Covance to Expand Food Safety Services with New Lab, Kellogg Contract

Monday, December 14, 2009 06:14 AM

Covance plans to invest $14 million in a nutritional chemistry and food safety laboratory in Michigan as part of an effort to expand the contract research organization’s (CRO’s) food safety testing capabilities. The CRO also entered into a seven-year, $42-million contract with Kellogg Company, which will be an anchor client to Covance’s new facility.

Covance will take over much of Kellogg’s analytical chemistry, micro- biology and stability testing and will provide food-testing services to other manufacturers.

Covance’s corporate senior vice president James Lovett compared the deal with Kellogg to the CRO’s 2008 deal with Eli Lilly in which Covance agreed to provide a broad range of drug development services to the pharma company in a 10-year contract valued at $1.6 billion.

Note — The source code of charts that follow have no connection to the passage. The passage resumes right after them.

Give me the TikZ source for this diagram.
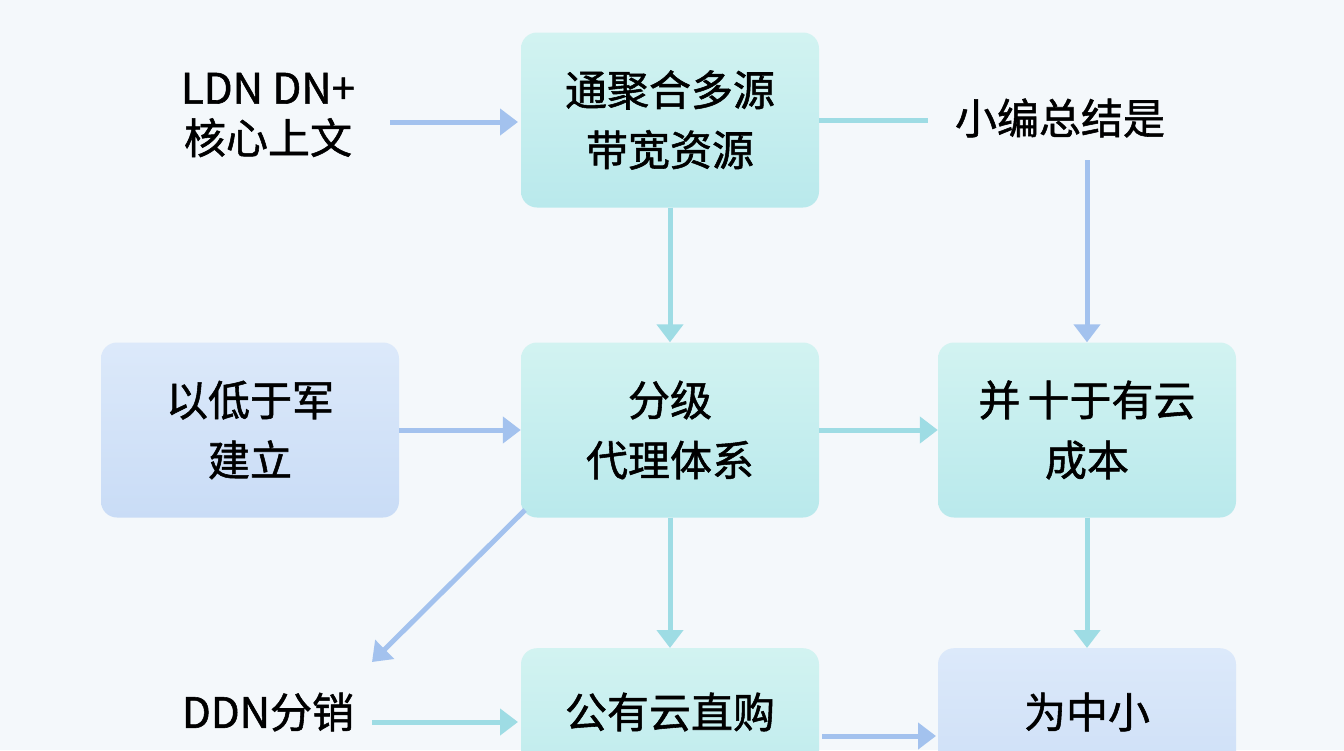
\documentclass[tikz,border=0pt]{standalone}
\usepackage{fontspec}
\setmainfont{Noto Sans CJK SC}[FakeBold=1.3]
\usetikzlibrary{arrows.meta}
\definecolor{tealA}{HTML}{D2F3F1}
\definecolor{tealB}{HTML}{B9E9EC}
\definecolor{blueA}{HTML}{DCE9FA}
\definecolor{blueB}{HTML}{C9DCF6}
\definecolor{arrT}{HTML}{9EDCE4}
\definecolor{arrB}{HTML}{A3C2EE}
\definecolor{bg}{HTML}{F4F8FB}
\begin{document}
\begin{tikzpicture}[x=1pt,y=-1pt,
 box/.style={rounded corners=16pt,minimum width=298pt,minimum height=175pt,inner sep=0pt,align=center,font=\fontsize{42}{60}\selectfont},
 tbox/.style={box,top color=tealA,bottom color=tealB,draw=none},
 bbox/.style={box,top color=blueA,bottom color=blueB,draw=none},
 lbl/.style={align=center,font=\fontsize{42}{50}\selectfont},
 arT/.style={draw=arrT,line width=5pt,-{Triangle[length=18pt,width=26pt]}},
 arB/.style={draw=arrB,line width=5pt,-{Triangle[length=18pt,width=26pt]}}]
\fill[bg] (0,0) rectangle (1344,750);
\useasboundingbox (0,0) rectangle (1344,750);
\node[tbox] (top) at (670,120) {通聚合多源\\带宽资源};
\node[bbox] (ml) at (250,430) {以低于军\\建立};
\node[tbox] (mc) at (670,430) {分级\\代理体系};
\node[tbox] (mr) at (1087,430) {并\,十于有云\\成本};
\node[tbox,anchor=north] (bc) at (670,648) {};
\node[bbox,anchor=north] (br) at (1087,648) {};
\node[lbl] (bct) at (670,712) {公有云直购};
\node[lbl] (brt) at (1087,712) {为中小};
\node[lbl] (ldn) at (268,115) {LDN DN+\\核心上文};
\node[lbl] (xb) at (1060,118) {小编总结是};
\node[lbl] (ddn) at (268,712) {DDN分销};
\coordinate (a1) at (390,122); \coordinate (a2) at (518,122);
\draw[arB] (a1) -- (a2);
\coordinate (b2) at (928,120);
\draw[draw=arrT,line width=5pt] (top.east) -- (b2);
\draw[arT] (top.south) -- (mc.north);
\coordinate (c1) at (1087,160);
\draw[arB] (c1) -- (mr.north);
\draw[arB] (ml.east) -- (mc.west);
\draw[arT] (mc.east) -- (mr.west);
\coordinate (d1) at (525,510); \coordinate (d2) at (372,662);
\draw[arB] (d1) -- (d2);
\draw[arT] (mc.south) -- (bc.north);
\draw[arT] (mr.south) -- (br.north);
\coordinate (e1) at (372,722); \coordinate (e2) at (518,722);
\draw[arT] (e1) -- (e2);
\coordinate (f1) at (822,736); \coordinate (f2) at (936,736);
\draw[arB] (f1) -- (f2);
\end{tikzpicture}
\end{document}
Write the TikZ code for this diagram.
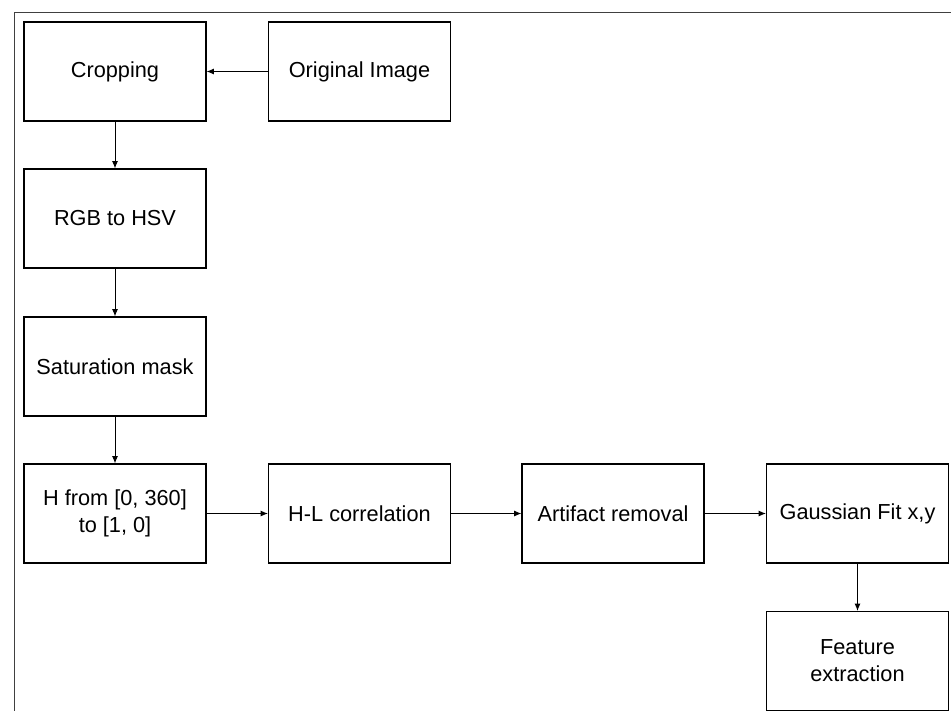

“It’s a very unusual arrangement in the food industry,” Lovett said. “It’s not an exclusive arrangement, but I think it’s fair to say that [Kellogg is] looking to us as their primary partner with respect to lab testing for their food. It’s a significant expansion of an existing relationship that goes back many years. It puts us into new kinds of testing that historically we didn’t do for Kellogg.”

Covance’s new 30,000-square-foot laboratory, located in Battle Creek, will open at the end of next year and will create approximately 40 new jobs over the next several years. Covance expects to receive close to $4.3 million in financial incentives from the state of Michigan and the city of Battle Creek.

The facility will be affiliated with the new National Center for Food Protection (NCFP), a global food protection resource development and collaboration network in Battle Creek. The NCFP’s mission is to improve the safety of the global food supply through food safety testing, inspection training and technology development. A Covance representative will serve on the advisory board for the NCFP’s Emerging Technology Accelerator initiative.

Covance’s nutritional testing and food-safety business is small relative to Covance’s overall business, Lovett said, but the company expects the food-testing market to grow as the emphasis on food safety increases.

“Covance is always going to be the drug development company, but we are increasing our focus on nutritional testing and food safety,” Lovett said. “There’s a big increase in focus on food safety at the FDA, and legislation is pending in Congress that could potentially increase the amount of testing on food imported in the United States and maybe even domestic food. Right now, we only test about 1% of food imported to the United States, and reports are that the FDA would like to be testing something like 5%, which would put us in line with developed nations.”